Relation between areas of two non-similar triangles with individual proportional sides

Question

Triangle $ABC$ has area $k$ and $D$ is the middle point of $BC$. We have $AP = 2 \cdot AB$, $AQ = 3 \cdot AD$ and $AR = 4 \cdot AC$. What's the area of triangle $PQR$?

I know that the answer is $k$, but I don't know how to prove it.

Thank you all in advance!

Answer 1

Let $\angle PAQ = \alpha$ and $\angle RAQ = \beta$.

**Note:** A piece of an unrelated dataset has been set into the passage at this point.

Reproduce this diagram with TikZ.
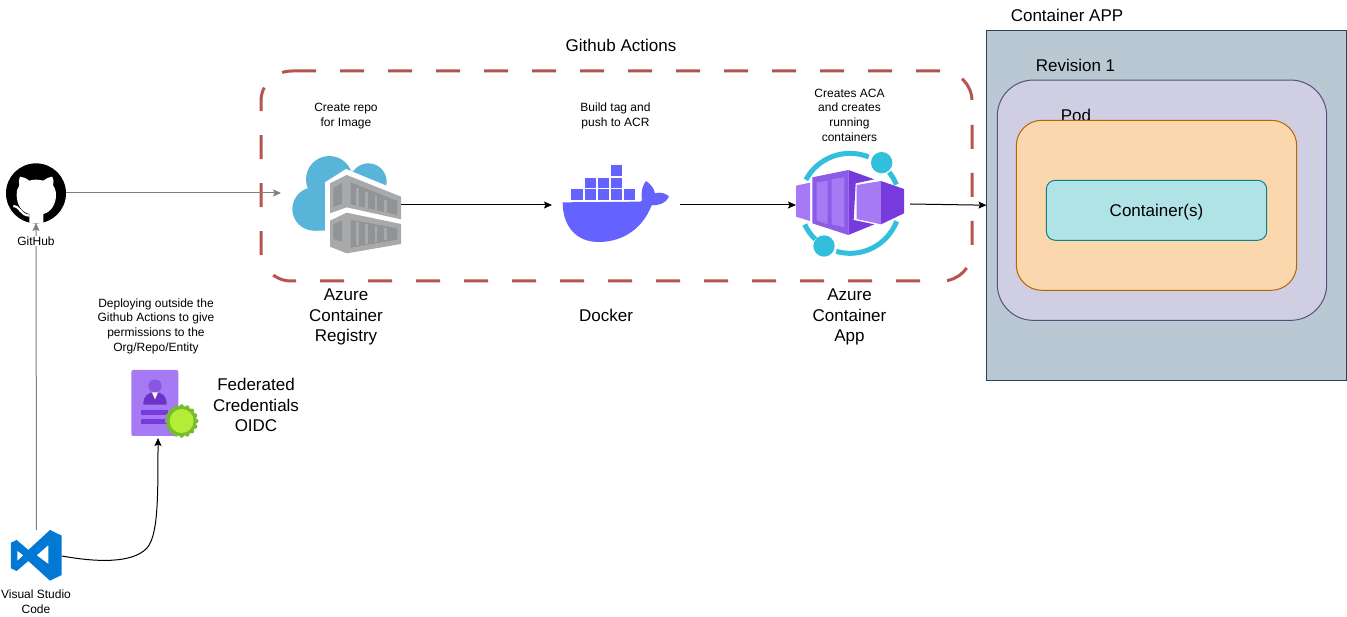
\documentclass[tikz,border=0pt]{standalone}
\usepackage{fontspec}
\setmainfont{Liberation Sans}
\usetikzlibrary{arrows.meta,calc}
\definecolor{dashred}{HTML}{B85450}
\definecolor{arrowgray}{HTML}{808080}
\definecolor{appfill}{HTML}{BAC8D3}
\definecolor{appline}{HTML}{23445D}
\definecolor{revfill}{HTML}{D0CEE2}
\definecolor{revline}{HTML}{56517E}
\definecolor{podfill}{HTML}{FAD7AC}
\definecolor{podline}{HTML}{B46504}
\definecolor{ctrfill}{HTML}{B0E3E6}
\definecolor{ctrline}{HTML}{0E8088}
\definecolor{cloudblue}{HTML}{59B4D9}
\definecolor{crate}{HTML}{A8A9AA}
\definecolor{crateshade}{HTML}{929394}
\definecolor{dockerblue}{HTML}{6463FF}
\definecolor{ringblue}{HTML}{32BEDD}
\definecolor{purplelight}{HTML}{A67AF4}
\definecolor{purplemid}{HTML}{8C5CE6}
\definecolor{purpledark}{HTML}{773ADC}
\definecolor{vsblue}{HTML}{0078D4}
\definecolor{badgeout}{HTML}{76BC2D}
\definecolor{badgein}{HTML}{B4EC36}
\tikzset{
  bigtext/.style={font=\fontsize{17}{20.5}\selectfont,align=center,inner sep=0pt},
  smalltext/.style={font=\fontsize{12}{14.7}\selectfont,align=center,inner sep=0pt},
  iconbox/.style={inner sep=0pt,outer sep=0pt},
  flowblack/.style={draw=black,line width=1pt,-{Stealth[length=8pt,width=7pt,inset=1.5pt]}},
  flowgray/.style={draw=arrowgray,line width=1pt,-{Stealth[length=8pt,width=7pt,inset=1.5pt]}},
  boxrounded/.style={line width=1pt},
  zoomed/.style={x=0.33333pt,y=-0.33333pt},
  groupdash/.style={dashred,line width=3pt,dash pattern=on 24pt off 24pt,dash phase=#1},
}
\begin{document}
\begin{tikzpicture}[x=1pt,y=-1pt]
\useasboundingbox (0,0) rectangle (1347,617);
\fill[white] (0,0) rectangle (1347,617);

% Container App nest
\node[draw=appline,fill=appfill,boxrounded,iconbox,minimum width=360.2pt,minimum height=349.7pt] (capp) at (1166.6,205.2) {};
\node[draw=revline,fill=revfill,boxrounded,iconbox,rounded corners=36pt,minimum width=329.4pt,minimum height=240.3pt] (rev) at (1162,200.2) {};
\node[bigtext] (podlabel) at (1076,115) {Pod};
\node[draw=podline,fill=podfill,boxrounded,iconbox,rounded corners=25.5pt,minimum width=280.4pt,minimum height=170pt] (pod) at (1156.5,205.3) {};
\node[draw=ctrline,fill=ctrfill,boxrounded,iconbox,rounded corners=9pt,minimum width=220.4pt,minimum height=60pt] (ctr) at (1156.5,210.3) {};
\node[bigtext] (ctrlabel) at (1156.5,212) {Container(s)};
\node[bigtext] (capplabel) at (1067,15) {Container APP};
\node[bigtext] (revlabel) at (1075.5,65) {Revision 1};

% Dashed Github Actions group
\draw[groupdash=0pt] (292,71) -- (942,71) .. controls (958.5,71) and (972,84.5) .. (972,101);
\draw[groupdash=24pt] (972,101) -- (972,251) .. controls (972,267.5) and (958.5,281) .. (942,281);
\draw[groupdash=26pt] (942,281) -- (291,281) .. controls (274.5,281) and (261,267.5) .. (261,251)
  -- (261,101) .. controls (261,84.5) and (274.5,71) .. (292,71);
\node[bigtext] (galabel) at (621,45) {Github Actions};

% Icon anchors
\node[iconbox,circle,minimum size=60pt] (github) at (36,193) {};
\node[iconbox,minimum width=120pt,minimum height=104pt] (acr) at (341,205) {};
\node[iconbox,minimum width=128pt,minimum height=100pt] (docker) at (616,205) {};
\node[iconbox,minimum width=114pt,minimum height=110pt] (aca) at (853,204) {};
\node[iconbox,minimum width=51pt,minimum height=52pt] (vscode) at (36.5,556) {};
\node[iconbox,minimum width=54pt,minimum height=68pt] (cred) at (158,404) {};

% GitHub icon
\begin{scope}[shift={(0,150)},zoomed]
  \fill[black] (108,130) circle[radius=90];
  \fill[white] (88,219) -- (88,192) .. controls (62,186) and (50,160) .. (50,135)
    .. controls (50,122) and (53,112) .. (58,106) .. controls (55,98) and (56,88) .. (60,80)
    .. controls (70,80) and (78,85) .. (88,92) .. controls (100,88) and (116,88) .. (130,92)
    .. controls (140,85) and (148,80) .. (157,80) .. controls (161,88) and (162,98) .. (159,106)
    .. controls (164,112) and (168,122) .. (168,135) .. controls (168,160) and (155,186) .. (130,192)
    -- (130,219) -- cycle;
  \draw[white,line width=2.2pt] (40,168) .. controls (62,170) and (60,195) .. (88,197);
\end{scope}

% ACR icon
\begin{scope}[shift={(280,145)},zoomed]
  \fill[cloudblue] (102,192) circle[radius=65];
  \fill[cloudblue] (148,103) circle[radius=70];
  \fill[cloudblue] (265,110) circle[radius=55];
  \fill[cloudblue] (100,130) -- (190,72) -- (300,100) -- (300,200) -- (135,257) -- (100,257) -- cycle;
  \fill[white] (135,262) -- (135,112) -- (198,72) -- (363,140) -- (363,345) -- (135,345) -- cycle;
  \fill[crate] (150,115) -- (200,90) -- (363,155) -- (363,223) -- (200,187) -- (150,205) -- cycle;
  \fill[crate] (150,227) -- (200,203) -- (363,237) -- (363,297) -- (200,325) -- (150,305) -- cycle;
  \fill[crateshade] (160,128) -- (186,114) -- (186,176) -- (160,186) -- cycle;
  \fill[crateshade] (212,112) -- (352,168) -- (352,210) -- (212,178) -- cycle;
  \fill[crateshade] (160,238) -- (186,226) -- (186,290) -- (160,282) -- cycle;
  \fill[crateshade] (212,224) -- (352,250) -- (352,284) -- (212,308) -- cycle;
  \foreach \xa in {232,260,288,316} {
    \draw[crate,line width=2.6pt] (\xa,{122+(\xa-212)*0.4}) -- (\xa,{178+(\xa-212)*0.22});
    \draw[crate,line width=2.6pt] (\xa,{228+(\xa-212)*0.19}) -- (\xa,{304-(\xa-212)*0.17});
  }
\end{scope}

% Docker icon
\begin{scope}[shift={(540,140)},zoomed]
  \foreach \bx/\by in {94/148,134/148,173/148,213/148,252/148,134/113,173/113,213/113,213/76}
    \fill[dockerblue] (\bx,\by) rectangle ++(34,31);
  \fill[dockerblue] (68,187) -- (300,185) .. controls (304,185) and (306,183) .. (306,178)
    .. controls (302,155) and (308,135) .. (318,123) .. controls (332,132) and (342,145) .. (345,160)
    .. controls (362,155) and (378,160) .. (387,170) .. controls (378,190) and (355,197) .. (335,196)
    .. controls (310,260) and (255,306) .. (175,306) .. controls (110,306) and (68,260) .. (68,187) -- cycle;
\end{scope}

% Container App icon
\begin{scope}[shift={(785,145)},zoomed]
  \foreach \sa/\ea in {152/68,38.5/22,-21/-106,-134/-155}
    \draw[ringblue,line width=5pt] ([shift={(-\sa:150)}]195,175) arc[start angle=-\sa,end angle=-\ea,radius=150];
  \fill[ringblue] (290,53) circle[radius=32];
  \fill[ringblue] (117,303) circle[radius=32];
  \fill[purplelight] (33,122) -- (75,113) -- (75,228) -- (33,215) -- cycle;
  \fill[purpledark] (190,75) -- (268,103) -- (212,115) -- (206,225) -- (268,238) -- (190,270) -- cycle;
  \fill[purplemid] (82,97) -- (190,75) -- (190,270) -- (82,235) -- cycle;
  \fill[purplelight] (95,112) -- (128,107) -- (128,238) -- (95,226) -- cycle;
  \fill[purplelight] (140,103) -- (178,97) -- (178,247) -- (140,238) -- cycle;
  \fill[purplelight] (215,120) -- (288,108) -- (288,238) -- (215,222) -- cycle;
  \fill[purpledark] (288,108) -- (357,132) -- (357,205) -- (288,238) -- cycle;
\end{scope}

% VS Code icon
\begin{scope}[shift={(0,360)},zoomed]
  \fill[vsblue,even odd rule] (150,510) -- (85,570) -- (50,540) -- (33,548) -- (33,625) -- (50,633)
    -- (85,603) -- (150,662) -- (185,645) -- (185,527) -- cycle
    (145,555) -- (110,586) -- (145,612) -- cycle
    (52,572) -- (70,586) -- (52,603) -- cycle;
\end{scope}

% Credential icon
\begin{scope}[shift={(0,360)},zoomed]
  \fill[purplelight,rounded corners=2pt] (394,30) rectangle (535,228);
  \fill[purpledark!85!white] (465,78) circle[radius=20];
  \fill[purpledark!90!black] (430,134) .. controls (430,105) and (445,97) .. (465,97)
    .. controls (485,97) and (500,105) .. (500,134) -- cycle;
  \fill[white] (456,97) -- (474,97) -- (465,118) -- cycle;
  \fill[purpledark] (424,150) rectangle (505,165);
  \fill[purpledark] (424,178) rectangle (505,192);
  \foreach \ang in {0,22.5,...,337.5}
    \fill[badgeout] ([shift={(\ang:44)}]545,183) circle[radius=6.5];
  \fill[badgeout] (545,183) circle[radius=45];
  \fill[badgein] (545,183) circle[radius=36];
\end{scope}

% Connectors
\draw[flowgray] (github.east) -- (github.east -| acr.west);
\draw[flowgray] (vscode.north) -- (github.south);
\draw[flowblack] (acr.east) -- (docker.west);
\draw[flowblack] (docker.east) -- (docker.east -| aca.west);
\draw[flowblack] (aca.east) -- (capp.west);
\draw[flowblack] (vscode.east) .. controls (95,562) and (132,564) .. (147,548)
  .. controls (158,535) and (158,500) .. (cred.south);

% Texts
\node[smalltext,fill=white,inner xsep=1pt,inner ysep=0.5pt] (ghlabel) at (36,241) {GitHub};
\node[smalltext] (t1) at (346,116) {Create repo\\for Image};
\node[smalltext] (t2) at (615.5,116) {Build tag and\\push to ACR};
\node[smalltext] (t3) at (849.5,115.2) {Creates ACA\\and creates\\running\\containers};
\node[bigtext] (l1) at (346,317) {Azure\\Container\\Registry};
\node[bigtext] (l2) at (606,315) {Docker};
\node[bigtext] (l3) at (849.5,317) {Azure\\Container\\App};
\node[smalltext] (t4) at (156,326) {Deploying outside the\\Github Actions to give\\permissions to the\\Org/Repo/Entity};
\node[bigtext] (l4) at (256,405) {Federated\\Credentials\\OIDC};
\node[smalltext] (vslabel) at (36,602) {Visual Studio\\Code};
\end{tikzpicture}
\end{document}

$$A_{PQR} = A_{APQ} + A_{AQR}- A_{APR}$$ $$=\frac12 AP\cdot AQ\sin\alpha + \frac12 AR\cdot AQ\sin\beta - \frac12 AP\cdot AR\sin(\alpha+\beta)$$

$$=\frac12 ( 2AB \cdot 3AD\sin\alpha )+ \frac12 ( 3AD \cdot 4AC\sin\beta) - \frac12 ( 2AB \cdot4AC\sin(\alpha+\beta))$$ $$= 6 A_{ABD}+ 12 A_{ACD} - 8A_{ABC} =6\cdot\frac k2+12\cdot\frac k2-8k=k$$